- _Task statement_
Leave out the pictures and repeat the rest of the material exactly.

- _Material_
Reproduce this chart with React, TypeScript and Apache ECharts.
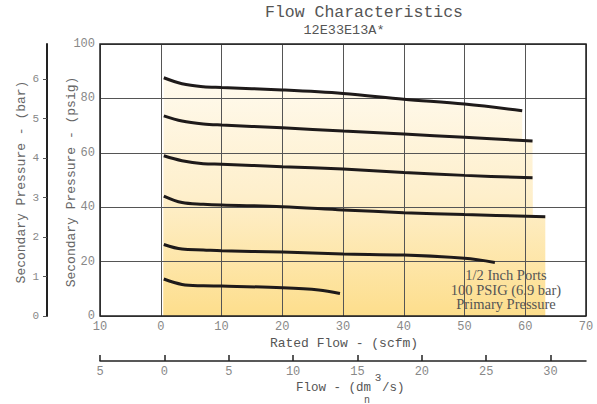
import React, { useEffect, useRef } from 'react';
import * as echarts from 'echarts';

// Rated flow (scfm) and secondary pressure (psig)
const flow1 = [0.5, 3.5, 7, 10, 20, 30, 40, 50, 59.5];
const psig1 = [87.6, 85.4, 84.3, 84.0, 83.1, 81.8, 79.7, 77.9, 75.5];
const flow2 = [0.5, 3.5, 7, 10, 20, 30, 40, 50, 61.2];
const psig2 = [73.6, 71.7, 70.6, 70.2, 69.2, 68.0, 66.9, 65.7, 64.3];
const flow3 = [0.5, 3.5, 7, 10, 20, 30, 40, 50, 61.2];
const psig3 = [58.9, 57.1, 56.0, 55.8, 54.9, 54.0, 52.8, 51.7, 50.8];
const flow4 = [0.5, 3.5, 7, 10, 20, 30, 40, 50, 63.3];
const psig4 = [44.1, 41.7, 41.1, 40.8, 40.2, 39.0, 38.0, 37.3, 36.5];
const flow5 = [0.5, 3.5, 7, 10, 20, 30, 40, 50, 55];
const psig5 = [26.3, 24.6, 24.3, 24.0, 23.5, 22.8, 22.4, 21.2, 19.7];
const flow6 = [0.5, 3.5, 7, 10, 20, 26, 29.5];
const psig6 = [13.6, 11.6, 11.1, 11.0, 10.4, 9.6, 8.3];

const barTicks = [0, 1, 2, 3, 4, 5, 6];
const dmTicks = [-5, 0, 5, 10, 15, 20, 25, 30];
const annotation = ['1/2 Inch Ports', '100 PSIG (6.9 bar)', 'Primary Pressure'];

const PSI_PER_BAR = 14.5038;
const DM3_PER_SCFM = 0.4719;
const X_MIN = -10;
const X_MAX = 70;

const MONO = '"Liberation Mono", "DejaVu Sans Mono", monospace';
const SERIF = '"Liberation Serif", "DejaVu Serif", serif';

const curves = [
  [flow1, psig1],
  [flow2, psig2],
  [flow3, psig3],
  [flow4, psig4],
  [flow5, psig5],
  [flow6, psig6],
];

export default function App() {
  const ref = useRef<HTMLDivElement>(null);
  useEffect(() => {
    if (!ref.current) return;
    const chart = echarts.init(ref.current, undefined, { renderer: 'svg' });
    const fill = new echarts.graphic.LinearGradient(
      0, 77, 0, 316,
      [
        { offset: 0, color: '#FFFAEE' },
        { offset: 0.5, color: '#FEEFCB' },
        { offset: 1, color: '#FDDE8C' },
      ],
      true
    );
    const series: any[] = [];
    curves.forEach(([xs, ps], i) => {
      const data = xs.map((x, j) => [x, ps[j]]);
      series.push({
        type: 'line',
        name: 'fill' + i,
        data,
        smooth: 0.35,
        showSymbol: false,
        silent: true,
        lineStyle: { width: 0, opacity: 0 },
        areaStyle: { color: fill, opacity: 1, origin: 'start' },
        z: 1,
      });
    });
    curves.forEach(([xs, ps], i) => {
      const data = xs.map((x, j) => [x, ps[j]]);
      series.push({
        type: 'line',
        name: 'curve' + i,
        data,
        smooth: 0.35,
        showSymbol: false,
        silent: true,
        lineStyle: { width: 3, color: '#1e1a1a', cap: 'butt' },
        z: 5,
      });
    });

    const axisText = { color: '#888', fontFamily: MONO, fontSize: 12 };

    chart.setOption({
      animation: false,
      backgroundColor: '#fff',
      grid: {
        left: 100, right: 11, top: 44, bottom: 88,
        show: true, borderColor: '#222', borderWidth: 1.5, z: 4,
      },
      xAxis: [
        {
          type: 'value', min: X_MIN, max: X_MAX, interval: 10, z: 3,
          axisLine: { show: false },
          axisTick: { show: false },
          axisLabel: { ...axisText, margin: 5, formatter: (v: number) => String(Math.abs(v)) },
          splitLine: { show: true, lineStyle: { color: '#555', width: 1 } },
        },
        {
          type: 'value', position: 'bottom', offset: 45,
          min: -5, max: -5 + (X_MAX - X_MIN) * DM3_PER_SCFM, z: 3,
          axisLine: { show: true, onZero: false, lineStyle: { color: '#222', width: 1.5 } },
          axisTick: { show: true, inside: true, length: 6, customValues: dmTicks, lineStyle: { color: '#222', width: 1.5 } },
          axisLabel: { ...axisText, margin: 5, customValues: dmTicks, formatter: (v: number) => String(Math.abs(v)) },
          splitLine: { show: false },
        },
      ],
      yAxis: [
        {
          type: 'value', min: 0, max: 100, interval: 20, z: 3,
          axisLine: { show: false, onZero: false },
          axisTick: { show: false },
          axisLabel: { ...axisText, margin: 5 },
          splitLine: { show: true, lineStyle: { color: '#555', width: 1 } },
        },
        {
          type: 'value', position: 'left', offset: 53,
          min: 0, max: 100 / PSI_PER_BAR, z: 3,
          axisLine: { show: true, onZero: false, lineStyle: { color: '#222', width: 2 } },
          axisTick: { show: true, length: 4, customValues: barTicks, lineStyle: { color: '#555', width: 1 } },
          axisLabel: { ...axisText, fontSize: 11, margin: 8, customValues: barTicks },
          splitLine: { show: false },
        },
      ],
      series,
      graphic: [
        { type: 'text', x: 364, y: 12, style: { text: 'Flow Characteristics', font: `16.5px ${MONO}`, fill: '#555', align: 'center', verticalAlign: 'middle' } },
        { type: 'text', x: 344, y: 30, style: { text: '12E33E13A*', font: `13.5px ${MONO}`, fill: '#555', align: 'center', verticalAlign: 'middle' } },
        { type: 'text', x: 344, y: 343, style: { text: 'Rated Flow - (scfm)', font: `13px ${MONO}`, fill: '#555', align: 'center', verticalAlign: 'middle' } },
        { type: 'text', x: 371, y: 388, style: { text: 'Flow - (dm', font: `12.5px ${MONO}`, fill: '#555', align: 'right', verticalAlign: 'middle' } },
        { type: 'text', x: 378, y: 378, style: { text: '3', font: `11px ${MONO}`, fill: '#555', align: 'center', verticalAlign: 'middle' } },
        { type: 'text', x: 382, y: 388, style: { text: '/s)', font: `12.5px ${MONO}`, fill: '#555', align: 'left', verticalAlign: 'middle' } },
        { type: 'text', x: 367, y: 400, style: { text: 'n', font: `10px ${MONO}`, fill: '#555', align: 'center', verticalAlign: 'middle' } },
        { type: 'text', x: 71, y: 182, rotation: Math.PI / 2, style: { text: 'Secondary Pressure - (psig)', font: `13px ${MONO}`, fill: '#666', align: 'center', verticalAlign: 'middle' } },
        { type: 'text', x: 21, y: 182, rotation: Math.PI / 2, style: { text: 'Secondary Pressure - (bar)', font: `13px ${MONO}`, fill: '#666', align: 'center', verticalAlign: 'middle' } },
        ...annotation.map((t, i) => ({
          type: 'text', x: 506, y: 275 + i * 14.5, z: 10,
          style: { text: t, font: `14.5px ${SERIF}`, fill: '#555', align: 'center', verticalAlign: 'middle' },
        })),
      ],
    });
    return () => chart.dispose();
  }, []);
  return <div ref={ref} style={{ position: 'fixed', left: 0, top: 0, width: 597, height: 404 }} />;
}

- _Correct result_
Reproduce this chart with React, TypeScript and Apache ECharts.
import React, { useEffect, useRef } from 'react';
import * as echarts from 'echarts';

// Rated flow (scfm) and secondary pressure (psig)
const flow1 = [0.5, 3.5, 7, 10, 20, 30, 40, 50, 59.5];
const psig1 = [87.6, 85.4, 84.3, 84.0, 83.1, 81.8, 79.7, 77.9, 75.5];
const flow2 = [0.5, 3.5, 7, 10, 20, 30, 40, 50, 61.2];
const psig2 = [73.6, 71.7, 70.6, 70.2, 69.2, 68.0, 66.9, 65.7, 64.3];
const flow3 = [0.5, 3.5, 7, 10, 20, 30, 40, 50, 61.2];
const psig3 = [58.9, 57.1, 56.0, 55.8, 54.9, 54.0, 52.8, 51.7, 50.8];
const flow4 = [0.5, 3.5, 7, 10, 20, 30, 40, 50, 63.3];
const psig4 = [44.1, 41.7, 41.1, 40.8, 40.2, 39.0, 38.0, 37.3, 36.5];
const flow5 = [0.5, 3.5, 7, 10, 20, 30, 40, 50, 55];
const psig5 = [26.3, 24.6, 24.3, 24.0, 23.5, 22.8, 22.4, 21.2, 19.7];
const flow6 = [0.5, 3.5, 7, 10, 20, 26, 29.5];
const psig6 = [13.6, 11.6, 11.1, 11.0, 10.4, 9.6, 8.3];

const barTicks = [0, 1, 2, 3, 4, 5, 6];
const dmTicks = [-5, 0, 5, 10, 15, 20, 25, 30];
const annotation = ['1/2 Inch Ports', '100 PSIG (6.9 bar)', 'Primary Pressure'];

const PSI_PER_BAR = 14.5038;
const DM3_PER_SCFM = 0.4719;
const X_MIN = -10;
const X_MAX = 70;

const MONO = '"Liberation Mono", "DejaVu Sans Mono", monospace';
const SERIF = '"Liberation Serif", "DejaVu Serif", serif';

const curves = [
  [flow1, psig1],
  [flow2, psig2],
  [flow3, psig3],
  [flow4, psig4],
  [flow5, psig5],
  [flow6, psig6],
];

export default function App() {
  const ref = useRef<HTMLDivElement>(null);
  useEffect(() => {
    if (!ref.current) return;
    const chart = echarts.init(ref.current, undefined, { renderer: 'svg' });
    const fill = new echarts.graphic.LinearGradient(
      0, 77, 0, 316,
      [
        { offset: 0, color: '#FFFAEE' },
        { offset: 0.5, color: '#FEEFCB' },
        { offset: 1, color: '#FDDE8C' },
      ],
      true
    );
    const series: any[] = [];
    curves.forEach(([xs, ps], i) => {
      const data = xs.map((x, j) => [x, ps[j]]);
      series.push({
        type: 'line',
        name: 'fill' + i,
        data,
        smooth: 0.35,
        showSymbol: false,
        silent: true,
        lineStyle: { width: 0, opacity: 0 },
        areaStyle: { color: fill, opacity: 1, origin: 'start' },
        z: 1,
      });
    });
    curves.forEach(([xs, ps], i) => {
      const data = xs.map((x, j) => [x, ps[j]]);
      series.push({
        type: 'line',
        name: 'curve' + i,
        data,
        smooth: 0.35,
        showSymbol: false,
        silent: true,
        lineStyle: { width: 3, color: '#1e1a1a', cap: 'butt' },
        z: 5,
      });
    });

    const axisText = { color: '#888', fontFamily: MONO, fontSize: 12 };

    chart.setOption({
      animation: false,
      backgroundColor: '#fff',
      grid: {
        left: 100, right: 11, top: 44, bottom: 88,
        show: true, borderColor: '#222', borderWidth: 1.5, z: 4,
      },
      xAxis: [
        {
          type: 'value', min: X_MIN, max: X_MAX, interval: 10, z: 3,
          axisLine: { show: false },
          axisTick: { show: false },
          axisLabel: { ...axisText, margin: 5, formatter: (v: number) => String(Math.abs(v)) },
          splitLine: { show: true, lineStyle: { color: '#555', width: 1 } },
        },
        {
          type: 'value', position: 'bottom', offset: 45,
          min: -5, max: -5 + (X_MAX - X_MIN) * DM3_PER_SCFM, z: 3,
          axisLine: { show: true, onZero: false, lineStyle: { color: '#222', width: 1.5 } },
          axisTick: { show: true, inside: true, length: 6, customValues: dmTicks, lineStyle: { color: '#222', width: 1.5 } },
          axisLabel: { ...axisText, margin: 5, customValues: dmTicks, formatter: (v: number) => String(Math.abs(v)) },
          splitLine: { show: false },
        },
      ],
      yAxis: [
        {
          type: 'value', min: 0, max: 100, interval: 20, z: 3,
          axisLine: { show: false, onZero: false },
          axisTick: { show: false },
          axisLabel: { ...axisText, margin: 5 },
          splitLine: { show: true, lineStyle: { color: '#555', width: 1 } },
        },
        {
          type: 'value', position: 'left', offset: 53,
          min: 0, max: 100 / PSI_PER_BAR, z: 3,
          axisLine: { show: true, onZero: false, lineStyle: { color: '#222', width: 2 } },
          axisTick: { show: true, length: 4, customValues: barTicks, lineStyle: { color: '#555', width: 1 } },
          axisLabel: { ...axisText, fontSize: 11, margin: 8, customValues: barTicks },
          splitLine: { show: false },
        },
      ],
      series,
      graphic: [
        { type: 'text', x: 364, y: 12, style: { text: 'Flow Characteristics', font: `16.5px ${MONO}`, fill: '#555', align: 'center', verticalAlign: 'middle' } },
        { type: 'text', x: 344, y: 30, style: { text: '12E33E13A*', font: `13.5px ${MONO}`, fill: '#555', align: 'center', verticalAlign: 'middle' } },
        { type: 'text', x: 344, y: 343, style: { text: 'Rated Flow - (scfm)', font: `13px ${MONO}`, fill: '#555', align: 'center', verticalAlign: 'middle' } },
        { type: 'text', x: 371, y: 388, style: { text: 'Flow - (dm', font: `12.5px ${MONO}`, fill: '#555', align: 'right', verticalAlign: 'middle' } },
        { type: 'text', x: 378, y: 378, style: { text: '3', font: `11px ${MONO}`, fill: '#555', align: 'center', verticalAlign: 'middle' } },
        { type: 'text', x: 382, y: 388, style: { text: '/s)', font: `12.5px ${MONO}`, fill: '#555', align: 'left', verticalAlign: 'middle' } },
        { type: 'text', x: 367, y: 400, style: { text: 'n', font: `10px ${MONO}`, fill: '#555', align: 'center', verticalAlign: 'middle' } },
        { type: 'text', x: 71, y: 182, rotation: Math.PI / 2, style: { text: 'Secondary Pressure - (psig)', font: `13px ${MONO}`, fill: '#666', align: 'center', verticalAlign: 'middle' } },
        { type: 'text', x: 21, y: 182, rotation: Math.PI / 2, style: { text: 'Secondary Pressure - (bar)', font: `13px ${MONO}`, fill: '#666', align: 'center', verticalAlign: 'middle' } },
        ...annotation.map((t, i) => ({
          type: 'text', x: 506, y: 275 + i * 14.5, z: 10,
          style: { text: t, font: `14.5px ${SERIF}`, fill: '#555', align: 'center', verticalAlign: 'middle' },
        })),
      ],
    });
    return () => chart.dispose();
  }, []);
  return <div ref={ref} style={{ position: 'fixed', left: 0, top: 0, width: 597, height: 404 }} />;
}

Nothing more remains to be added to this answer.